/OCR

Image pre-processing and OCR techniques with OpenCV and PyTesseract

Primary LanguageJupyter NotebookApache License 2.0Apache-2.0

OCR

Optical Character Recognition (OCR) is a current practice in Computer Vision. Several applications use OCR, for example, extraction of document information in the medical field, novices, and technical documentation. We can also use OCR for smart city applications, like traffic control of matriculation plates. Another point to know about OCR is the fact that we are also using the Natural Language Process (NLP). OCR is Computer Vision and NLP.

The blog of PyImageSearch introduces many techniques widely used to perform OCR. This repository is the result of a grabbing into the site. The codes of all examples posted are templates from PyImageSearch, but with proper modifications.

In total, this repository contains 10 folders. Each of them is about a specific subject of OCR. The main liraries used here are PyTesseract (built on Tesseract) and OpenCV. The repository is organized as follow:

1 - Simple OCR

The folder contains the file simple_OCR.ipynb, which is an introduction to OCR using PyTessaract (the main options to OCR simple documents).

2 - Digts Recognition

The file digts.ipynb shows how to recognize digits using PyTesseract and introduces the concept of white and black list.

3 - Text Orientation

Text orientation can be considered a pre-processing stage when building an OCR engine. In the file text_orientation.ipynb, we find how to perform text orientation using PyTesseract.

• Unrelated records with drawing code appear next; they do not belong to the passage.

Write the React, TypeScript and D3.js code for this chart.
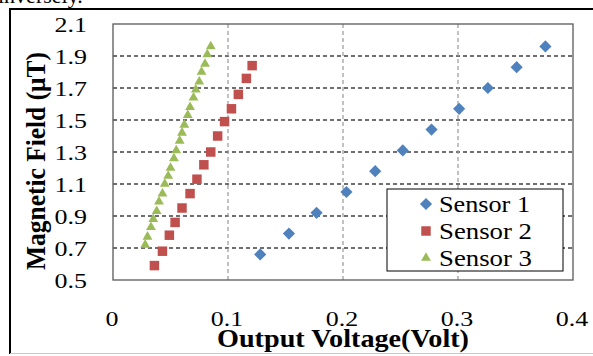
import React from 'react';
import * as d3 from 'd3';

// axis ticks
const xTicks = [0, 0.1, 0.2, 0.3, 0.4];
const yTicks = [0.5, 0.7, 0.9, 1.1, 1.3, 1.5, 1.7, 1.9, 2.1];
const seriesNames = ['Sensor 1', 'Sensor 2', 'Sensor 3'];

// Sensor 1 (blue diamonds)
const sensor1X = [0.128, 0.153, 0.177, 0.203, 0.228, 0.252, 0.277, 0.301, 0.326, 0.351, 0.376];
const sensor1Y = [0.66, 0.79, 0.92, 1.05, 1.18, 1.31, 1.44, 1.57, 1.70, 1.83, 1.96];

// Sensor 2 (red squares)
const sensor2X = [0.036, 0.043, 0.049, 0.054, 0.060, 0.067, 0.073, 0.079, 0.085, 0.091, 0.097, 0.103, 0.109, 0.116, 0.121];
const sensor2Y = [0.59, 0.68, 0.78, 0.86, 0.95, 1.04, 1.13, 1.22, 1.30, 1.40, 1.49, 1.57, 1.66, 1.76, 1.84];

// Sensor 3 (green triangles)
const sensor3X = [0.028, 0.030, 0.033, 0.035, 0.038, 0.040, 0.043, 0.045, 0.048, 0.050, 0.053, 0.055,
  0.058, 0.060, 0.062, 0.065, 0.067, 0.070, 0.072, 0.075, 0.077, 0.080, 0.082, 0.085];
const sensor3Y = [0.72, 0.77, 0.83, 0.88, 0.93, 0.99, 1.04, 1.10, 1.15, 1.20, 1.26, 1.31,
  1.37, 1.42, 1.47, 1.53, 1.58, 1.64, 1.69, 1.74, 1.80, 1.85, 1.91, 1.96];

const W = 593;
const H = 356;
const plot = { left: 113, right: 573, top: 24, bottom: 280 };

const x = d3.scaleLinear().domain([0, 0.4]).range([plot.left, plot.right]);
const y = d3.scaleLinear().domain([0.5, 2.1]).range([plot.bottom, plot.top]);

const colors = ['#4F81BD', '#C0504D', '#9BBB59'];

const diamond = d3.symbol().type(d3.symbolSquare).size(74)();
const square = d3.symbol().type(d3.symbolSquare).size(90)();
const triangle = d3.symbol().type(d3.symbolTriangle).size(42)();

const serif = "'Liberation Serif', 'Times New Roman', serif";

const Marker = ({ i, cx, cy }: { i: number; cx: number; cy: number }) => {
  if (i === 0) return <path d={diamond!} fill={colors[0]} transform={`translate(${cx},${cy}) rotate(45)`} />;
  if (i === 1) return <path d={square!} fill={colors[1]} transform={`translate(${cx},${cy})`} />;
  return <path d={triangle!} fill={colors[2]} transform={`translate(${cx},${cy})`} />;
};

export default function App() {
  const series = [
    sensor1X.map((v, k) => [v, sensor1Y[k]]),
    sensor2X.map((v, k) => [v, sensor2Y[k]]),
    sensor3X.map((v, k) => [v, sensor3Y[k]]),
  ];

  return (
    <svg width={W} height={H} style={{ position: 'absolute', left: 0, top: 0, background: '#fff', fontFamily: serif }}>
      {/* bit of the paper text above the figure */}
      <text x={-2} y={3} fontFamily={serif} fontSize={22}>inversely.</text>

      {/* outer frame */}
      <line x1={10} y1={9} x2={W} y2={9} stroke="#000" strokeWidth={2} />
      <line x1={10} y1={8} x2={10} y2={354} stroke="#000" strokeWidth={2} />
      <line x1={10} y1={353.5} x2={W} y2={353.5} stroke="#c8c8c8" strokeWidth={1} />

      {/* grid */}
      {yTicks.slice(1, -1).map(t => (
        <line key={'gy' + t} x1={plot.left} x2={plot.right} y1={y(t)} y2={y(t)}
          stroke="#404040" strokeWidth={1.3} strokeDasharray="4,3" />
      ))}
      {xTicks.slice(1, -1).map(t => (
        <line key={'gx' + t} x1={x(t)} x2={x(t)} y1={plot.top} y2={plot.bottom}
          stroke="#a0a0a0" strokeWidth={1.3} strokeDasharray="4,3" />
      ))}
      <rect x={plot.left} y={plot.top} width={plot.right - plot.left} height={plot.bottom - plot.top}
        fill="none" stroke="#595959" strokeWidth={1.3} />

      {/* tick labels */}
      {yTicks.map(t => (
        <text key={'ty' + t} transform={`translate(87,${y(t) + 8}) scale(1.18,1)`} textAnchor="end"
          fontFamily={serif} fontSize={22} fill="#000">{t.toFixed(1)}</text>
      ))}
      {xTicks.map(t => (
        <text key={'tx' + t} transform={`translate(${x(t) - 1},326) scale(1.18,1)`} textAnchor="middle"
          fontFamily={serif} fontSize={22} fill="#000">{t === 0 ? '0' : t.toFixed(1)}</text>
      ))}

      {/* axis titles */}
      <text x={343} y={347} textAnchor="middle" fontFamily={serif} fontWeight="bold" fontSize={25}
        textLength={252} lengthAdjust="spacingAndGlyphs">Output Voltage(Volt)</text>
      <text transform="translate(45,161) rotate(-90)" textAnchor="middle" fontFamily={serif}
        fontWeight="bold" fontSize={27} textLength={218} lengthAdjust="spacingAndGlyphs">Magnetic Field (μT)</text>

      {/* points */}
      {series.map((pts, i) => (
        <g key={'s' + i}>
          {pts.map((p, k) => <Marker key={k} i={i} cx={x(p[0])} cy={y(p[1])} />)}
        </g>
      ))}

      {/* legend */}
      <rect x={387} y={189} width={176} height={82} fill="#fff" stroke="#000" strokeWidth={1} />
      {seriesNames.map((name, i) => (
        <g key={name}>
          <Marker i={i} cx={426} cy={204 + i * 27} />
          <text x={439} y={212 + i * 27} fontFamily={serif} fontSize={23}
            textLength={[91, 93, 93][i]} lengthAdjust="spacingAndGlyphs">{name}</text>
        </g>
      ))}
    </svg>
  );
}
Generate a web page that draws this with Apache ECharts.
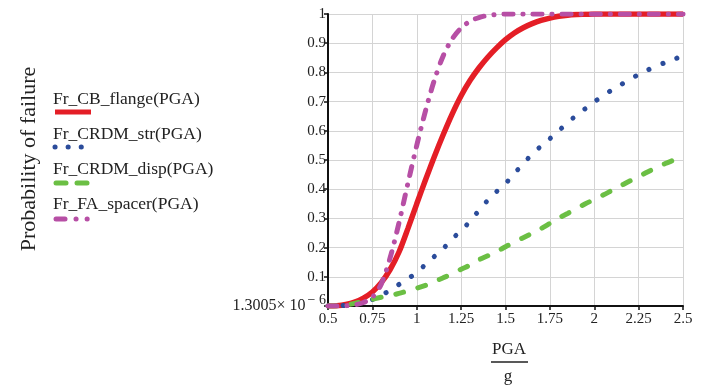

4 - Translation with Tesseract

Document translation can be performed using OCR for several languages. In the file OCR_translater.ipynb, we find an application to translate text. To perform it, we need to consider two essential libraries. The first is PyTesseract which will localize the text in the image (note: we need to set our OCR engine to recognizer non-English languages). The second library used is the TextBlob that performs the translations. In this example, we consider three languages: English, French, and Portuguese. You'll find two poems used for the test.

5 - Image pre-processing

Until now, we just have seen examples with ideal images. When we are confronted with real-word problems, images might present imperfections like noise, for example. PyTesseract works well given "good" images, on the other hand, the results can be not satisfactory. Using OpenCV, we can pre-process images eliminating the excess of information. In the file image-preprocessing.ipynb, we find the proper image pre-process based on the StackOverFlow question.

6 - MZR

Machine Zone Readable for the passports is another application of OCR. In this case, we consider some "toy passports" to extract the desired information. Once again, PyTesseract is not able to recognizer characters due to the image is not enough cleaned. We must pre-process the image with OpenCV to extract the region of interest and then use Pytesseract to recognize. You find the model in the file mzr.ipynb

7 - Template-matching

Templating matching is a technique to recognize characters in text from a pre-defined template. In this example, we explore the function template matching from OpenCV to recognize digits from Credit Card. The image template chosen for this task is the OCR-A font template. The results given by the model are the numbers and the kind of card, for example, Visa or MasterCard. Technical like this can offer efficient and practical scanners. You find the full model in the file template-matching.ipynb.

8 - Text Bounding Box

Using PyTesseract, we can recognize text in images. But if we want to draw the bounding box around the world is it possible? The answer is yes. With PyTessaract, we can obtain the bounding boxes to each detection and its confidence. For this example, we consider a simple image proposed by PyImageSearch. Additionally, I present an example of a noised image that requires a strong image pre-processing. You find the entire code in the file text_bounding_box.ipynb. I posted the same method on StackOverflow.

9 - Text Bounding Box with OpenCV (EAST)

Detecting text bounding boxes with PyTesseract imposes some limitations. For example, in a natural scene, some texts are rotated or vertical, these texts are not detected. To tackle this problem, we can use a pre-trained model with OpenCV. A related model to this task is EAST: An Efficient and Accurate Scene Text Detector. The model requires more lines of code than other examples exposed here. Generally speaking, we must detect and post-process the detections. There's a little module to post-process all detections, east. The East_and_Tessseract.ipynb contains the entire model.

10 - Text Detection and recognition

The combination of the EAST model and Tesseract is seminal for OCR tasks. While Tesseract can fail to detect rotated texts, the EAST model does it well. On the other hand, the EAST model only detects texts. To recognize the texts we must use Tesseract. This example is a complete guide on how to merge the EAST model and Tessaract. This technology can be used for a considerable number of OCR problems. Each problem has its specificities and demands changes in the code. The code is finde in the file Detect_and_OCR.ipynb.

Conclusions

The examples exposed here can be considered as a start point to deploy OCR models. Even if the cases are simple, most of the techniques used here can be deployed in a real-world problem. But the great conclusion is, we must have a model to detect and another model to recognize texts. Which model do we need to use? The task will require.